In the future(oh wait, I mean now), someone who owns a product will simply be able to look it up online, troubleshoot it themselves through customer service, and get step by step instructions how to fix it, if they already haven't listed it on youtube. If I were a manufacturer, that's exacly how I'd market a product because I know I'd sell more than my competition! Oh wait, that's already happening, and it's increasing "exponentially" on a daily basis!
Have you ever had the famous "my house smells like sewer gas."
And how much money have you charged for those calls? You know, where you fill up the p-trap with water!!
Well let me tell you something, google has an answer for it and it's free! Doesn't mean it will fix the problem 100% of the time, but my point being is again... people (who have money, your kind of clientele) are getting smarter and technology is feeding it to them for free.
That was my point I was getting at. 

Say no to drugs!:thumbup:


----------



## GrumpyPlumber (Jun 12, 2008)

6th Density said:


> You misunderstood what point I was at, and that's partly my fault for not using enough words. My point being is that (in jest) they are "making an app for everything" these days. Technology is simplifying everything. .....

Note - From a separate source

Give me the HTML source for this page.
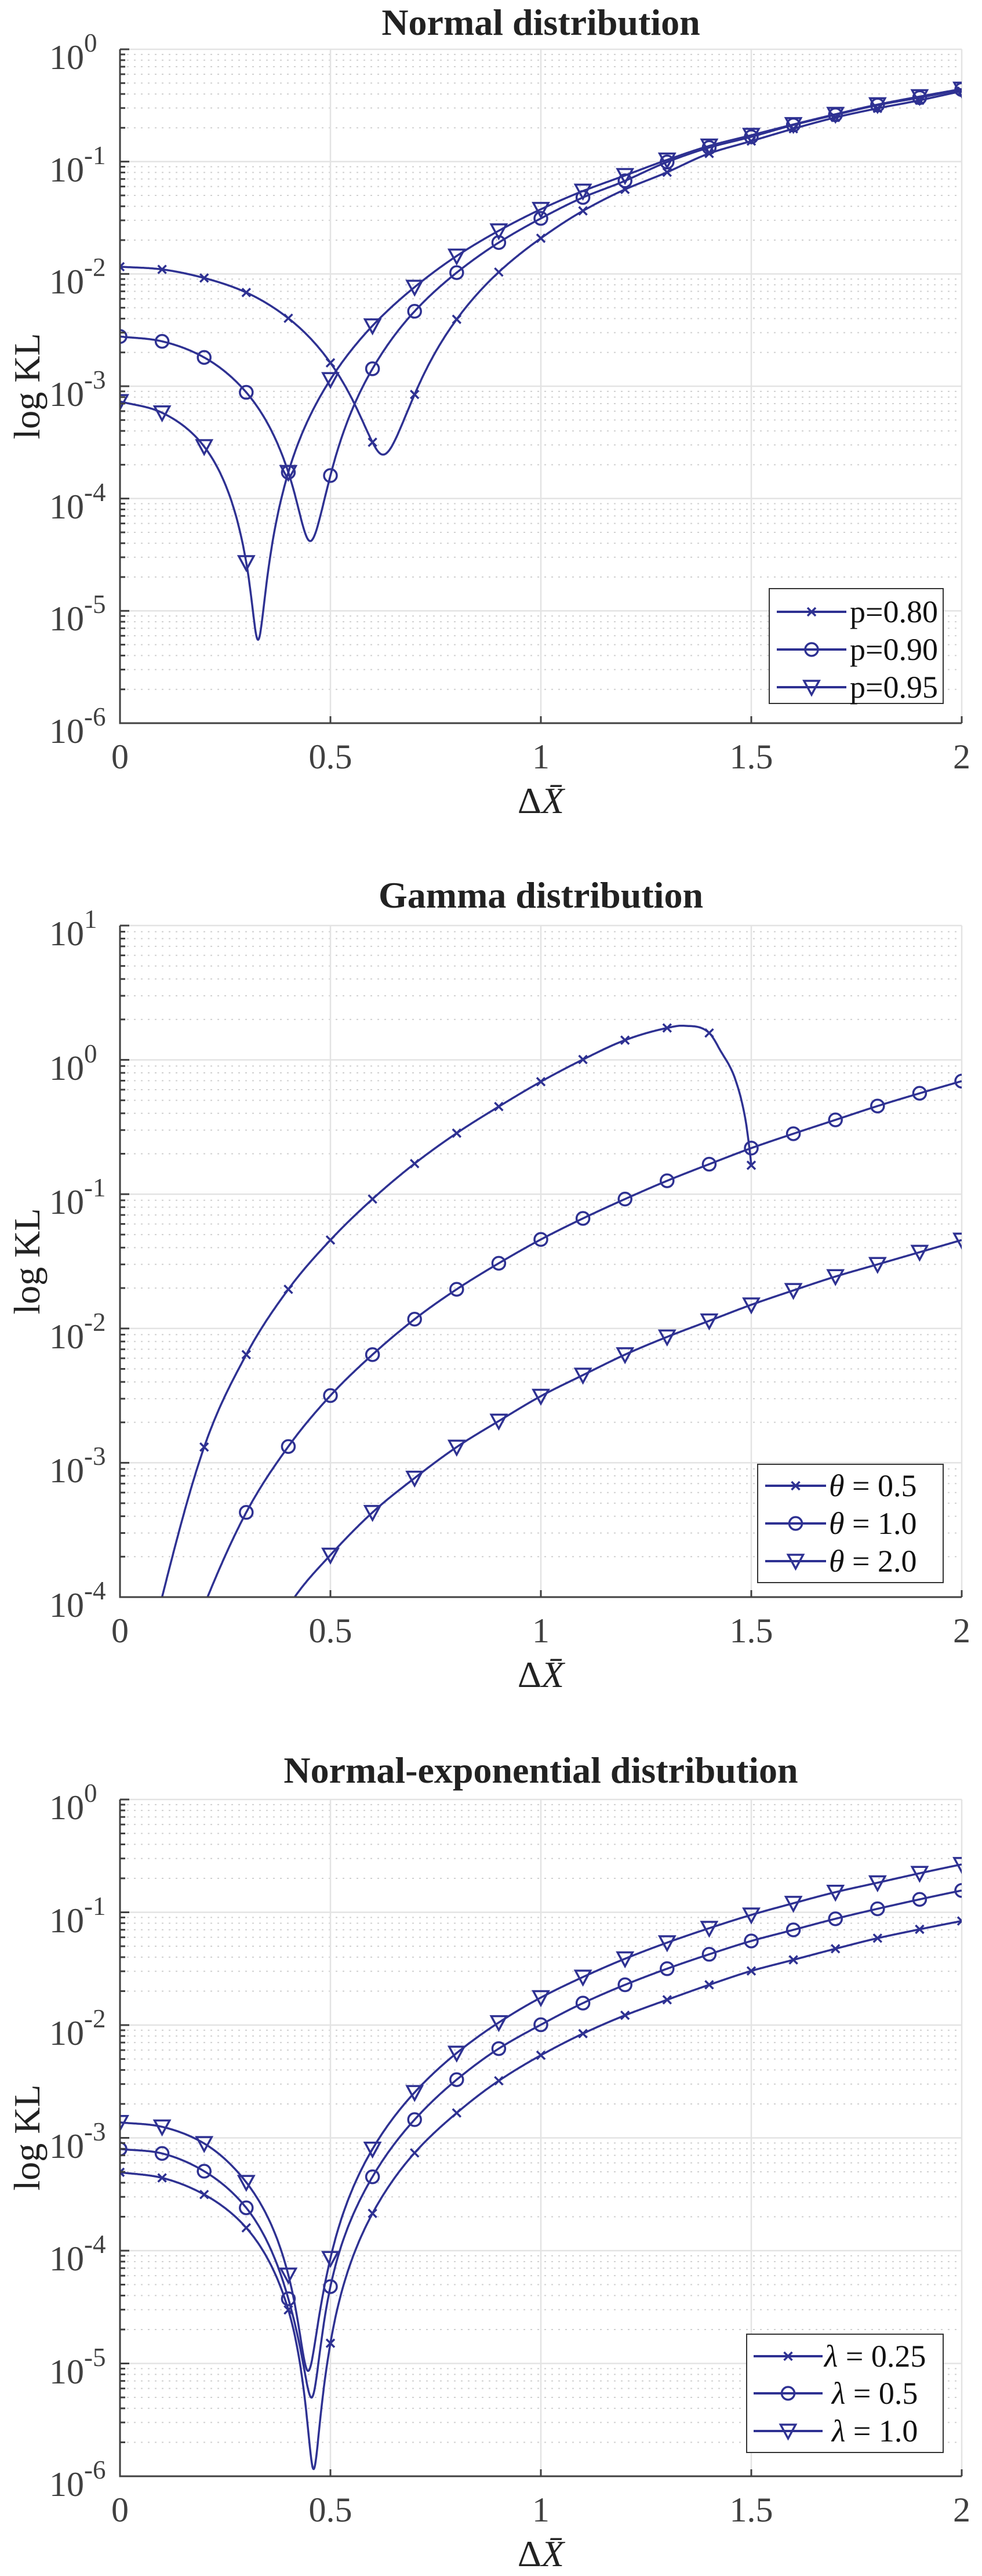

No, no, I was only commenting on the general idea, I fully agree on the point that the designers of technology (tech/software corporations, engineers, scientists) assume a lot about the tangible world and oversimplify it.

However, I admit, I AM waiting for the "high torque pipe wrench on corroded 2" steel" app, or the "lift a 400 lb boiler up the stairs" app....I'm sure there's a team of M.I.T. scientists hard at work on it as we speak.


----------



## 6th Density (Nov 29, 2010)

GrumpyPlumber said:


> No, no, I was only commenting on the general idea, I fully agree on the point that the designers of technology (tech/software corporations, engineers, scientists) assume a lot about the tangible world and oversimplify it.
> 
> However, I admit, I AM waiting for the "high torque pipe wrench on corroded 2" steel" app, or the "lift a 400 lb boiler up the stairs" app....I'm sure there's a team of M.I.T. scientists hard at work on it as we speak.


Your right. I didn't mean to say it as you think I did. There will always be a market for service work, and I can't wait to dive into it in about 3 weeks as i start my own company (not that I'm a newbie by any means). 
And I forgot to mention that even as technology advances and somewhat tries to decrease the service market, it should be trumped and countered by the fact that there is not enough professionals to replace grumpy old master plumbers when they retire.:thumbup: Please don't take that the wrong way. LOL! My old boss used to say, "Plumbing will make you mean!!" He taught me a lot! And I can now say that I agree with him 100%!

Cheers! And good luck with hauling boilers up to the 2nd floor of a house. Thank God I don't have to deal with that kind of service work here in Florida. Much more cut and dry.


----------



## KennethCastro (Oct 10, 2012)

Kolher valvet faucet it is or something similar...


----------



## plbgbiz (Aug 27, 2010)

KennethCastro said:


> Kolher valvet faucet it is or something similar...


PZ is a site for those already in the plumbing trade. You are welcome to view the site and use the information available to you. Please refrain from posting until you have established that you are active in the trade.

Thanks.


----------